[ANSTHRLD] Permission to conflict

Teceangl tierna.britt at gmail.com
Tue Apr 8 15:29:44 PDT 2008


On Tue, Apr 8, 2008 at 2:38 PM, Marie de Blois <erminespot at gmail.com> wrote:
> On Tue, Apr 8, 2008 at 3:10 PM, Mike Wyvill <wyvillmike at hotmail.com> wrote:
>  >  I have received an email from a holder of a device granting one of my 'clients' permission to conflict. Is that acceptable or must I send a form or receive a leter via Snail Mail?
>
>  Email is not sufficient. A paper letter hand-signed is required.

This is the Last Official Word I can find about signatures required.
Last sentence, first paragraph:

-------------------------------
The device is still in conflict with the armory cited in the previous
return, that of Degary Golafre of Pembroke ... The submitter has
provided Laurel with emails from Degary's wife, issued from Degary's
email account, indicating willingness to provide permission to
conflict.

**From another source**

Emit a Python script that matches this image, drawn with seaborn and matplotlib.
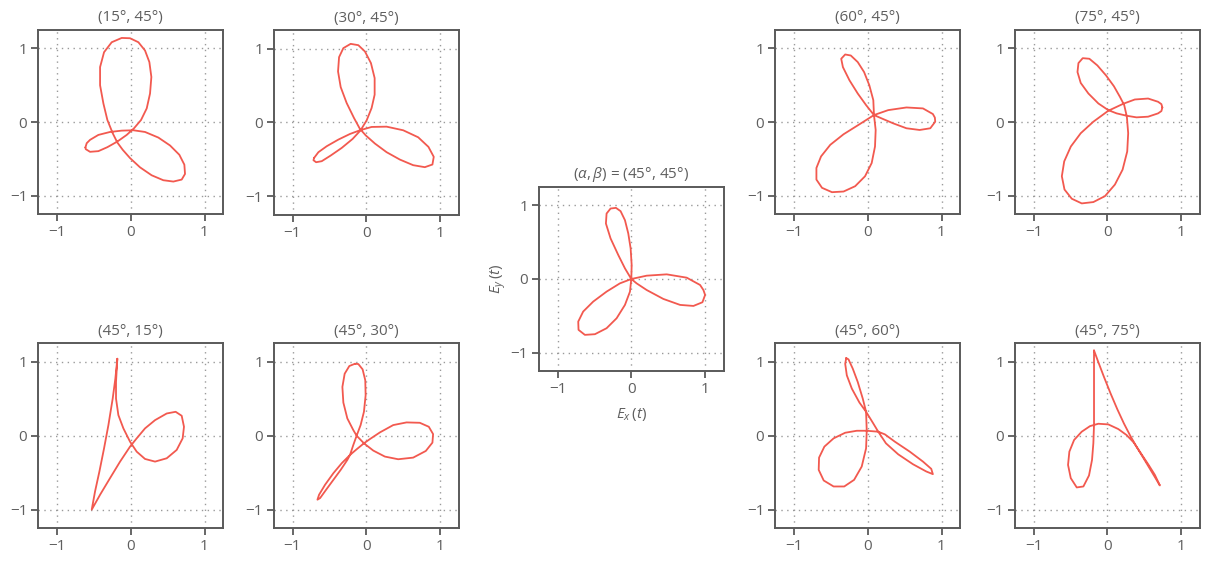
import numpy as np
import pandas as pd
import matplotlib
matplotlib.use("Agg")
import matplotlib.pyplot as plt
import seaborn as sns

# ---------------- data ----------------
titles = ["(15°, 45°)", "(30°, 45°)", r"$(\alpha, \beta)$ = (45°, 45°)", "(60°, 45°)", "(75°, 45°)",
          "(45°, 15°)", "(45°, 30°)", "(45°, 60°)", "(45°, 75°)"]
tick_values = [-1, 0, 1]
tick_labels = ["\u22121", "0", "1"]

a15_b45_x = [-0.614, -0.596, -0.551, -0.438, -0.280, -0.122, 0.036, 0.194, 0.375, 0.533, 0.659, 0.727, 0.736, 0.691,
             0.578, 0.442, 0.284, 0.126, -0.009, -0.108, -0.181, -0.244, -0.316, -0.370, -0.415, -0.415, -0.361,
             -0.257, -0.122, -0.009, 0.104, 0.194, 0.253, 0.280, 0.262, 0.217, 0.140, 0.045, -0.054, -0.181,
             -0.316, -0.438, -0.551, -0.609]
a15_b45_y = [-0.345, -0.287, -0.242, -0.175, -0.135, -0.117, -0.112, -0.135, -0.211, -0.318, -0.444, -0.578, -0.704,
             -0.780, -0.807, -0.789, -0.722, -0.614, -0.489, -0.377, -0.278, -0.152, 0.027, 0.251, 0.498, 0.744,
             0.946, 1.081, 1.139, 1.135, 1.081, 0.969, 0.812, 0.610, 0.386, 0.184, 0.027, -0.085, -0.175, -0.265,
             -0.341, -0.395, -0.404, -0.368]

a30_b45_x = [-0.707, -0.649, -0.536, -0.378, -0.221, -0.086, 0.072, 0.275, 0.500, 0.703, 0.842, 0.914, 0.896,
             0.793, 0.635, 0.455, 0.275, 0.117, -0.005, -0.086, -0.167, -0.266, -0.347, -0.383, -0.369, -0.311,
             -0.212, -0.108, -0.018, 0.063, 0.113, 0.113, 0.072, 0.005, -0.077, -0.185, -0.333, -0.482, -0.604,
             -0.680, -0.716]
a30_b45_y = [-0.482, -0.405, -0.324, -0.234, -0.158, -0.108, -0.063, -0.059, -0.108, -0.203, -0.333, -0.468,
             -0.572, -0.608, -0.581, -0.505, -0.405, -0.288, -0.180, -0.090, 0.059, 0.261, 0.477, 0.689, 0.883,
             1.005, 1.063, 1.045, 0.959, 0.802, 0.599, 0.374, 0.194, 0.027, -0.108, -0.225, -0.347, -0.450,
             -0.527, -0.541, -0.514]

a45_b45_x = [0.0, -0.086, -0.176, -0.281, -0.344, -0.335, -0.281, -0.208, -0.145, -0.086, -0.041, -0.009, 0.005,
             0.0, -0.018, -0.086, -0.199, -0.335, -0.493, -0.629, -0.715, -0.719, -0.652, -0.516, -0.335, -0.154,
             0.0, 0.208, 0.480, 0.751, 0.932, 0.977, 1.0, 0.964, 0.842, 0.661, 0.434, 0.208, 0.072]
a45_b45_y = [0.0, 0.144, 0.324, 0.550, 0.752, 0.887, 0.955, 0.964, 0.919, 0.797, 0.617, 0.414, 0.189,
             0.0, -0.171, -0.351, -0.532, -0.667, -0.748, -0.757, -0.689, -0.577, -0.441, -0.306, -0.171, -0.059,
             0.0, 0.045, 0.063, 0.018, -0.081, -0.149, -0.216, -0.315, -0.365, -0.351, -0.270, -0.149, -0.059]

a60_b45_x = [0.085, -0.022, -0.135, -0.247, -0.336, -0.359, -0.305, -0.229, -0.135, -0.049, 0.022, 0.076,
             0.085, 0.108, 0.099, 0.054, -0.036, -0.170, -0.327, -0.484, -0.619, -0.695, -0.695, -0.632, -0.507,
             -0.327, -0.126, 0.085, 0.278, 0.525, 0.749, 0.883, 0.910, 0.915, 0.848, 0.704, 0.525, 0.345, 0.188]
a60_b45_y = [0.094, 0.229, 0.386, 0.565, 0.744, 0.857, 0.915, 0.901, 0.812, 0.677, 0.498, 0.296,
             0.094, -0.108, -0.332, -0.556, -0.735, -0.870, -0.942, -0.951, -0.892, -0.780, -0.623, -0.466, -0.309,
             -0.166, -0.040, 0.094, 0.161, 0.197, 0.184, 0.108, 0.060, 0.004, -0.085, -0.108, -0.085, -0.018, 0.049]

a75_b45_x = [0.746, 0.733, 0.688, 0.553, 0.396, 0.261, 0.126, 0.013, -0.121, -0.256, -0.360, -0.404, -0.391, -0.333,
             -0.243, -0.135, -0.018, 0.090, 0.171, 0.229, 0.265, 0.283, 0.270, 0.207, 0.103, -0.031, -0.189,
             -0.346, -0.481, -0.580, -0.616, -0.584, -0.494, -0.360, -0.189, 0.013, 0.216, 0.373, 0.553, 0.688,
             0.733]
a75_b45_y = [0.197, 0.148, 0.117, 0.072, 0.063, 0.085, 0.117, 0.161, 0.251, 0.386, 0.529, 0.677, 0.798, 0.865,
             0.857, 0.767, 0.632, 0.484, 0.341, 0.229, 0.072, -0.152, -0.399, -0.646, -0.848, -1.004, -1.085,
             -1.103, -1.040, -0.915, -0.735, -0.534, -0.332, -0.152, 0.004, 0.152, 0.247, 0.305, 0.318, 0.274,
             0.242]

a45_b15_x = [-0.181, -0.199, -0.199, -0.167, -0.099, -0.009, 0.081, 0.194, 0.330, 0.488, 0.623, 0.704, 0.722,
             0.691, 0.609, 0.488, 0.330, 0.194, 0.081, -0.009, -0.144, -0.280, -0.415, -0.528, -0.483, -0.424,
             -0.361, -0.302, -0.244, -0.208]
a45_b15_y = [1.043, 0.728, 0.503, 0.279, 0.099, -0.081, -0.216, -0.315, -0.351, -0.306, -0.193, -0.036, 0.121,
             0.270, 0.324, 0.301, 0.211, 0.099, -0.036, -0.148, -0.351, -0.575, -0.800, -1.002, -0.755, -0.485,
             -0.171, 0.144, 0.503, 0.773]

a45_b30_x = [-0.153, -0.230, -0.293, -0.324, -0.311, -0.257, -0.176, -0.131, -0.032, 0.095, 0.252, 0.432, 0.635,
             0.806, 0.896, 0.905, 0.847, 0.725, 0.545, 0.365, 0.185, 0.050, -0.032, -0.131, -0.221, -0.333,
             -0.446, -0.559, -0.640, -0.662, -0.626, -0.545, -0.446, -0.347, -0.257, -0.221, -0.176, -0.131,
             -0.077, -0.032, -0.009, -0.014, -0.050, -0.108]
a45_b30_y = [0.975, 0.944, 0.840, 0.661, 0.449, 0.234, 0.076, 0.000, -0.103, -0.202, -0.283, -0.319, -0.297,
             -0.207, -0.094, 0.022, 0.121, 0.175, 0.180, 0.144, 0.045, -0.045, -0.103, -0.184, -0.261, -0.373,
             -0.508, -0.665, -0.800, -0.867, -0.845, -0.733, -0.598, -0.463, -0.328, -0.261, -0.126, 0.000,
             0.144, 0.324, 0.548, 0.751, 0.899, 0.971]

a45_b60_x = [-0.291, -0.305, -0.283, -0.215, -0.112, -0.022, 0.067, 0.143, 0.247, 0.413, 0.614, 0.794, 0.883,
             0.861, 0.749, 0.570, 0.368, 0.233, 0.143, -0.013, -0.148, -0.305, -0.462, -0.587, -0.659, -0.664,
             -0.596, -0.462, -0.318, -0.184, -0.081, -0.022, -0.013, -0.022, -0.067, -0.135, -0.202, -0.260]
a45_b60_y = [1.052, 0.975, 0.818, 0.638, 0.449, 0.324, 0.180, 0.054, -0.103, -0.252, -0.387, -0.485, -0.521,
             -0.449, -0.351, -0.216, -0.081, 0.018, 0.054, 0.067, 0.067, 0.040, -0.036, -0.148, -0.297, -0.463,
             -0.607, -0.688, -0.688, -0.598, -0.418, -0.171, 0.067, 0.324, 0.503, 0.728, 0.908, 1.034]

a45_b75_x = [-0.180, -0.122, -0.045, 0.045, 0.135, 0.225, 0.306, 0.387, 0.486, 0.586, 0.667, 0.712, 0.644,
             0.554, 0.464, 0.360, 0.261, 0.149, 0.014, -0.122, -0.234, -0.347, -0.450, -0.514, -0.532, -0.495,
             -0.414, -0.324, -0.248, -0.207, -0.189, -0.180, -0.180, -0.180, -0.180]
a45_b75_y = [1.155, 0.998, 0.796, 0.571, 0.360, 0.166, 0.009, -0.135, -0.297, -0.463, -0.598, -0.674, -0.530,
             -0.387, -0.252, -0.094, 0.009, 0.090, 0.153, 0.162, 0.130, 0.054, -0.058, -0.216, -0.396, -0.575,
             -0.701, -0.688, -0.539, -0.328, -0.103, 0.144, 0.413, 0.728, 0.998]

curves = [(a15_b45_x, a15_b45_y), (a30_b45_x, a30_b45_y), (a45_b45_x, a45_b45_y),
          (a60_b45_x, a60_b45_y), (a75_b45_x, a75_b45_y), (a45_b15_x, a45_b15_y),
          (a45_b30_x, a45_b30_y), (a45_b60_x, a45_b60_y), (a45_b75_x, a45_b75_y)]

# ---------------- style ----------------
sns.set_theme(style="white")
plt.rcParams['font.family'] = ['Open Sans', 'DejaVu Sans']
plt.rcParams['mathtext.fontset'] = 'custom'
plt.rcParams['mathtext.rm'] = 'Open Sans'
plt.rcParams['mathtext.it'] = 'Open Sans:italic'
plt.rcParams['axes.unicode_minus'] = True

FRAME = '#5a5a5a'
TEXT = '#5f5f5f'
GRID = '#9a9a9a'
LINE = '#f2594f'

W, H = 1216, 561
fig = plt.figure(figsize=(W / 100, H / 100), dpi=100)

# panel centres in pixels (x, y from top)
centres = [(130.7, 122.0), (366.3, 122.3), (631.3, 279.0), (867.7, 122.0), (1107.3, 122.0),
           (130.7, 435.7), (366.3, 435.7), (867.7, 435.7), (1107.3, 435.7)]
half = 92.25

for i, ((cx, cy), (xs, ys), title) in enumerate(zip(centres, curves, titles)):
    ax = fig.add_axes([(cx - half) / W, 1 - (cy + half) / H, 2 * half / W, 2 * half / H])
    df = pd.DataFrame({"x": list(xs) + [xs[0]], "y": list(ys) + [ys[0]]})
    sns.lineplot(data=df, x="x", y="y", sort=False, estimator=None, ax=ax,
                 color=LINE, linewidth=1.3, solid_joinstyle='round', solid_capstyle='round')
    ax.set_xlim(-1.25, 1.25)
    ax.set_ylim(-1.25, 1.25)
    ax.set_xticks(tick_values)
    ax.set_yticks(tick_values)
    ax.set_xticklabels(tick_labels)
    ax.set_yticklabels(tick_labels)
    ax.grid(True, linestyle=(0, (1, 3.2)), color=GRID, linewidth=1.0)
    for sp in ax.spines.values():
        sp.set_color(FRAME)
        sp.set_linewidth(1.4)
        sp.set_visible(True)
    ax.tick_params(direction='out', length=5, width=1.3, color=FRAME, labelcolor=TEXT,
                   labelsize=11, pad=3, bottom=True, left=True)
    ax.set_title(title, fontsize=11, color=TEXT, pad=6)
    if i == 2:
        ax.set_xlabel(r"$E_x\,(t)$", fontsize=11, color=TEXT, labelpad=6)
        ax.set_ylabel(r"$E_y\,(t)$", fontsize=11, color=TEXT, labelpad=2)
    else:
        ax.set_xlabel("")
        ax.set_ylabel("")

fig.savefig("out.png", dpi=100, facecolor="white")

However, the administrative handbook requires that "If
permission to conflict has been granted, a written statement of
permission must be included, signed by the owner of the conflicting
item with both Society Name and name used outside the Society." The
emails did not include a signature, and therefore are not valid
letters of permission to conflict. A scan of a full letter of
permission to conflict (including signature along with the text of the
letter) would be acceptable, but unsigned text email is not.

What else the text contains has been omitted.